06 September 2008

The Future is Unwritten


I heard a little snippet of the new Joe Strummer documentary on Radio 1190 a couple weeks ago and upon hearing the sound of Joe Strummer’s confident and sharply honest voice I set the movie near the top of my Netflix queue. To tell the truth, lately I haven't wanted to listen to anything. The deadening of music has been creeping up on me little by little for months and it is a truly terrible loss. Always, at my lowest times, I’ve been able to turn my ear to music and feel alive again. Not so lately. I haven’t felt alive at all. And music has been no help. Even music I love and have turned to before sounds drowned by the imitations that followed them. When I listen, it sounds wrung out and tired and I have to turn it off. Nothing new fires up my senses either. It’s all deadening. With no input that can make me feel confident I am really alive, I've had no fuel for output. Writing has been out of the question.
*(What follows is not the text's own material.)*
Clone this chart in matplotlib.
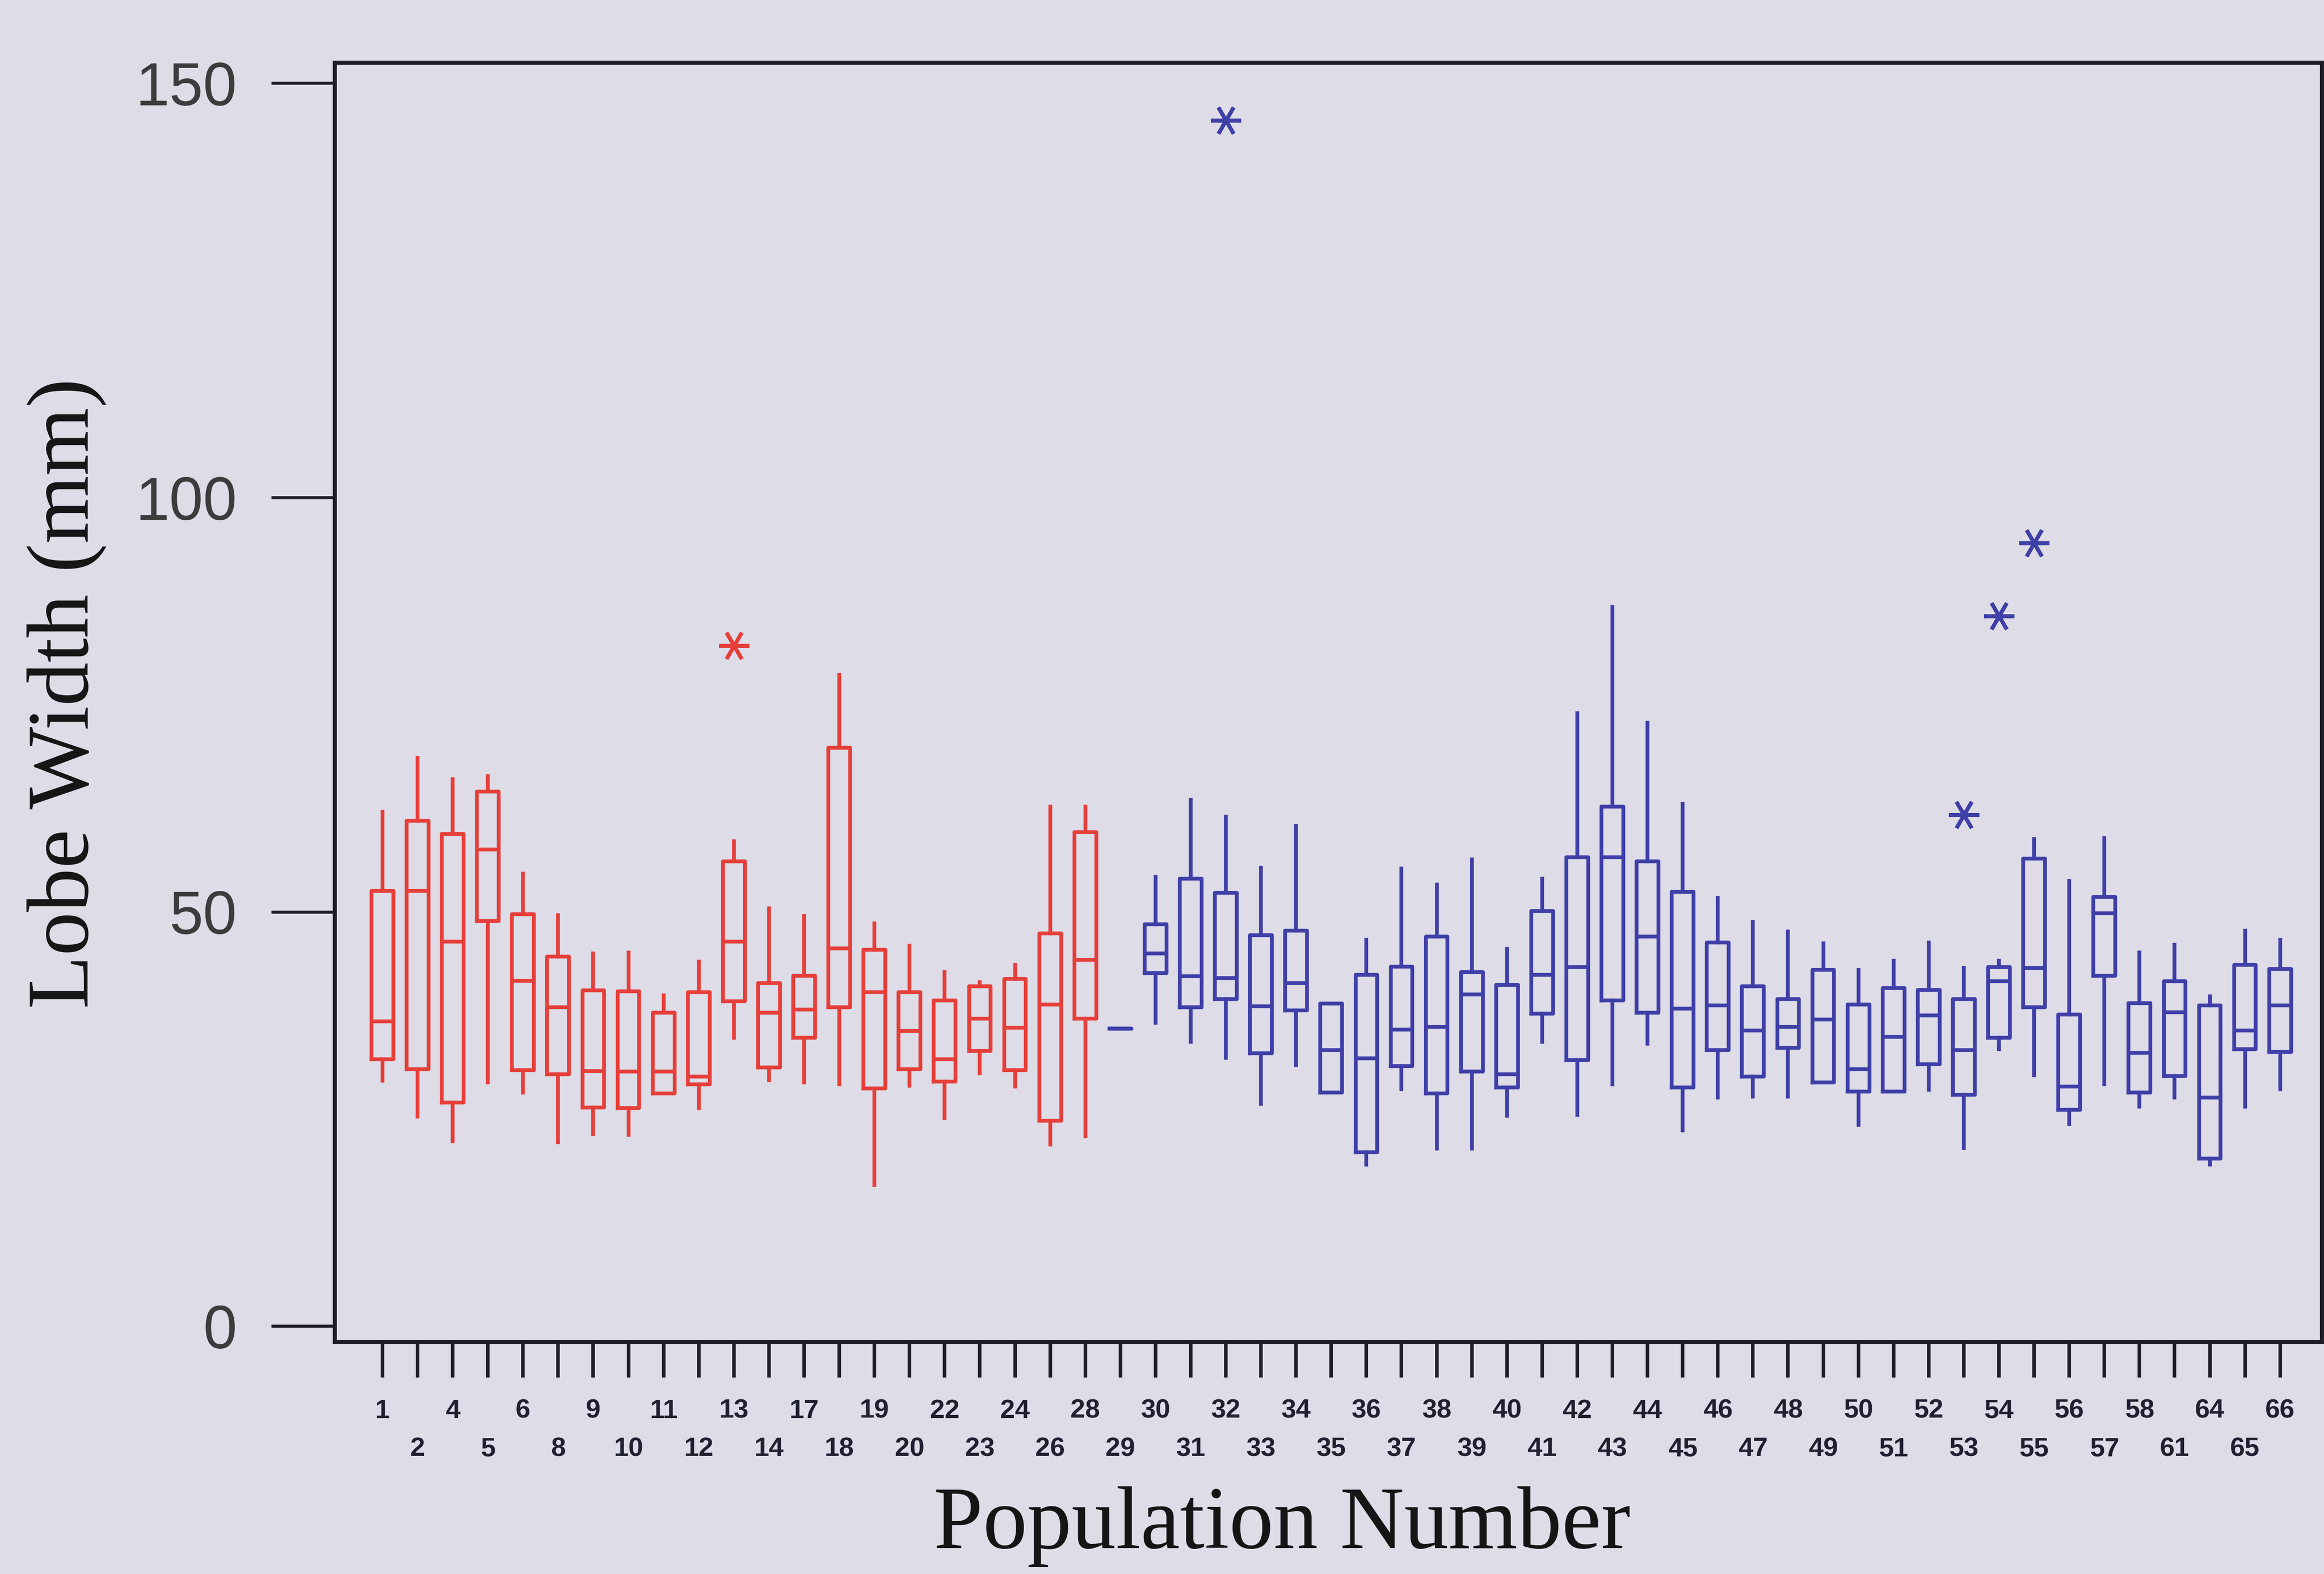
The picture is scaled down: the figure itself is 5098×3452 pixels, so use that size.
import matplotlib.pyplot as plt
import numpy as np

# population numbers along the x axis
pops = [1, 2, 4, 5, 6, 8, 9, 10, 11, 12, 13, 14, 17, 18, 19, 20, 22, 23, 24, 26, 28,
        29, 30, 31, 32, 33, 34, 35, 36, 37, 38, 39, 40, 41, 42, 43, 44, 45, 46, 47,
        48, 49, 50, 51, 52, 53, 54, 55, 56, 57, 58, 61, 64, 65, 66]

# box-plot summaries of lobe width (mm)
whis_lo = [29.6, 25.3, 22.3, 29.4, 28.2, 22.2, 23.2, 23.1, 28.1, 26.3, 34.8, 29.7, 29.4, 29.2,
           17.0, 29.0, 25.1, 30.5, 28.9, 21.9, 22.9,
           35.9, 36.6, 34.3, 32.4, 26.8, 31.5, 28.2, 19.5, 28.6, 21.4, 21.4, 25.4, 34.3, 25.5,
           29.2, 34.1, 23.6, 27.6, 27.7, 27.7, 29.4, 24.3, 28.3, 28.5, 21.5, 33.4, 30.3, 24.4,
           29.2, 26.5, 27.6, 19.5, 26.5, 28.6]
q1 = [32.2, 31.0, 27.0, 48.9, 30.9, 30.4, 26.4, 26.3, 28.1, 29.2, 39.2, 31.2, 34.8, 38.5,
      28.7, 31.0, 29.5, 33.2, 30.9, 24.8, 37.1,
      35.9, 42.6, 38.5, 39.5, 32.9, 38.1, 28.2, 21.0, 31.4, 28.1, 30.7, 28.8, 37.7, 32.1,
      39.3, 37.8, 28.8, 33.3, 30.1, 33.6, 29.4, 28.3, 28.3, 31.6, 27.9, 34.8, 38.5, 26.1,
      42.3, 28.2, 30.2, 20.2, 33.4, 33.1]
med = [36.8, 52.5, 46.4, 57.5, 41.7, 38.5, 30.8, 30.7, 30.7, 30.1, 46.4, 37.8, 38.2, 45.6,
       40.3, 35.6, 32.2, 37.1, 36.0, 38.8, 44.2,
       35.9, 45.0, 42.2, 42.0, 38.6, 41.4, 33.3, 32.3, 35.8, 36.1, 40.0, 30.4, 42.4, 43.3,
       56.6, 47.0, 38.3, 38.7, 35.7, 36.1, 37.0, 31.0, 34.9, 37.5, 33.3, 41.6, 43.2, 28.9,
       49.8, 33.0, 37.9, 27.6, 35.7, 38.7]
q3 = [52.5, 61.0, 59.4, 64.5, 49.7, 44.6, 40.5, 40.4, 37.8, 40.3, 56.1, 41.4, 42.3, 69.8,
      45.4, 40.3, 39.3, 41.0, 41.9, 47.4, 59.6,
      35.9, 48.5, 54.0, 52.3, 47.2, 47.7, 38.9, 42.4, 43.4, 47.0, 42.7, 41.2, 50.1, 56.6,
      62.7, 56.1, 52.4, 46.3, 41.0, 39.5, 43.0, 38.8, 40.8, 40.6, 39.5, 43.3, 56.4, 37.6,
      51.8, 39.0, 41.6, 38.7, 43.6, 43.1]
whis_hi = [62.1, 68.6, 66.0, 66.4, 54.6, 49.6, 45.0, 45.1, 39.9, 44.0, 58.5, 50.4, 49.5, 78.6,
           48.6, 45.9, 42.7, 41.5, 43.6, 62.7, 62.7,
           35.9, 54.2, 63.5, 61.5, 55.3, 60.4, 38.9, 46.6, 55.2, 53.3, 56.3, 45.5, 54.0, 74.0,
           86.8, 72.8, 63.0, 51.7, 48.8, 47.6, 46.2, 43.0, 44.1, 46.3, 43.2, 44.1, 58.8, 53.7,
           58.9, 45.1, 46.0, 39.8, 47.7, 46.6]

# outliers: population -> values
outliers = {13: [82.1], 32: [145.5], 53: [61.7], 54: [85.7], 55: [94.5]}

bg = "#dddce7"
red = "#e63f3a"
blue = "#3f3fa8"
ink = "#1e1e28"

positions = np.arange(len(pops))
stats = []
for i, p in enumerate(pops):
    stats.append(dict(whislo=whis_lo[i], q1=q1[i], med=med[i], q3=q3[i],
                      whishi=whis_hi[i], fliers=outliers.get(p, [])))

fig = plt.figure(figsize=(25.49, 17.26), dpi=200)
fig.patch.set_facecolor(bg)
ax = fig.add_axes([0.1440, 0.1475, 0.8551, 0.8128])
ax.set_facecolor(bg)

red_idx = [i for i, p in enumerate(pops) if p <= 28]
blue_idx = [i for i, p in enumerate(pops) if p > 28]
for idx, col in ((red_idx, red), (blue_idx, blue)):
    line = dict(color=col, linewidth=3.0)
    ax.bxp([stats[i] for i in idx], positions=positions[idx], widths=0.62,
           showcaps=False, manage_ticks=False,
           boxprops=line, whiskerprops=line, medianprops=line,
           flierprops=dict(marker=(6, 2, 90), markersize=24, markeredgecolor=col,
                           markeredgewidth=3.0, linestyle="none"))

ax.set_xlim(-1.36, 55.19)
ax.set_ylim(-1.9, 152.5)

for s in ax.spines.values():
    s.set_color(ink)
    s.set_linewidth(3.2)

ax.set_yticks([0, 50, 100, 150])
ax.tick_params(axis="y", direction="out", length=50, width=2.4, pad=27,
               labelsize=48, labelcolor="#3c3c3c", color=ink)
for lbl in ax.get_yticklabels():
    lbl.set_fontfamily(["Liberation Sans", "DejaVu Sans"])

# labels alternate between two rows
ax.set_xticks(positions[::2], labels=[str(p) for p in pops[::2]])
ax.set_xticks(positions[1::2], labels=[str(p) for p in pops[1::2]], minor=True)
ax.tick_params(axis="x", which="both", direction="out", length=28, width=2.8, color=ink)
ax.tick_params(axis="x", which="major", pad=17)
ax.tick_params(axis="x", which="minor", pad=47)
for lbl in ax.get_xticklabels(which="both"):
    lbl.set_fontfamily(["Liberation Sans", "DejaVu Sans"])
    lbl.set_fontweight("bold")
    lbl.set_fontsize(21)
    lbl.set_color("#202030")

fig.text(0.5516, 0.030, "Population Number", ha="center", va="center",
         family=["Liberation Serif", "DejaVu Serif"], fontsize=70, color="#151515")
fig.text(0.0287, 0.5594, "Lobe Width (mm)", ha="center", va="center", rotation=90,
         family=["Liberation Serif", "DejaVu Serif"], fontsize=69, color="#151515")

fig.savefig("out.png", dpi=200, facecolor=bg)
So, last night, with only half the heart I would’ve had in the past, I sat down to watch The Future is Unwritten. And I almost remembered how it felt when I first discovered the Clash. For me it’s a very fuzzy deal pulling memory from over twenty years ago. I forget things. But I should remember this. The Clash, and especially Joe Strummer made my life feel livable at a time when I didn’t think that could ever happen. Better than that, listening to The Clash, following along lyrics written on album sleeves, I felt that some things mattered, and mattered a whole lot. I knew I existed because I could feel it and was unshakably confident in that. It’s one of the few times I’ve ever held that sort of confidence. That confidence may have been a bit borrowed from how I perceived Joe Strummer, and how I tried to imitate him at that time, (wish I still had a picture from those days) but somehow it felt more real than mere copying. It felt like recognition of something I knew was true, and how I wanted to be. I wasn’t looking up to Strummer because he was cool (he was but that was not the common sentiment at Christ the King or Tates Creek, places where I went to school at that time—I assure you quite the contrary.) Joe Strummer was cool to me because he was the real deal. Things he said resonated with a vital-ness and truthfulness that registered in every sense I had.

Now I know, obviously, I was hardly the only kid being inspired by the Clash. Books and reissued discs with copious essays in the liner notes abound. The people they've inspired could populate a large metropolis. Even people who don't care too much one way or the other about the Clash recognize "the only band that matters." But back when London Calling came out and I was playing it over and over, I was unaware of so many other listeners and was astounded when I met someone who had even heard of the Clash (this is what it was like growing up in Kentucky.) The few times I did meet a fellow Clash fan it was an instant recognition of a like-minded friend. I guess Combat Rock changed that. Not that it was the band's fault but after that record The Clash, the band began to be lost to The Clash, the product. I guess both exist, but the documentary I can't help but at least partially see as just another way to profit off a bit of history that's bound to sell. Watching it didn’t change and recharge my life, but it did stir a memory and remind me that, yes, those things can happen. Life can be shaken and you can really feel alive. Especially if you weather the downs and keep listening, and reading, and paying attention. Don’t shut off the input, and eventually something will fire.

1 comment:

Em said...

If only the people that were inspired by the Clash did populate a large metropolis so I could move there.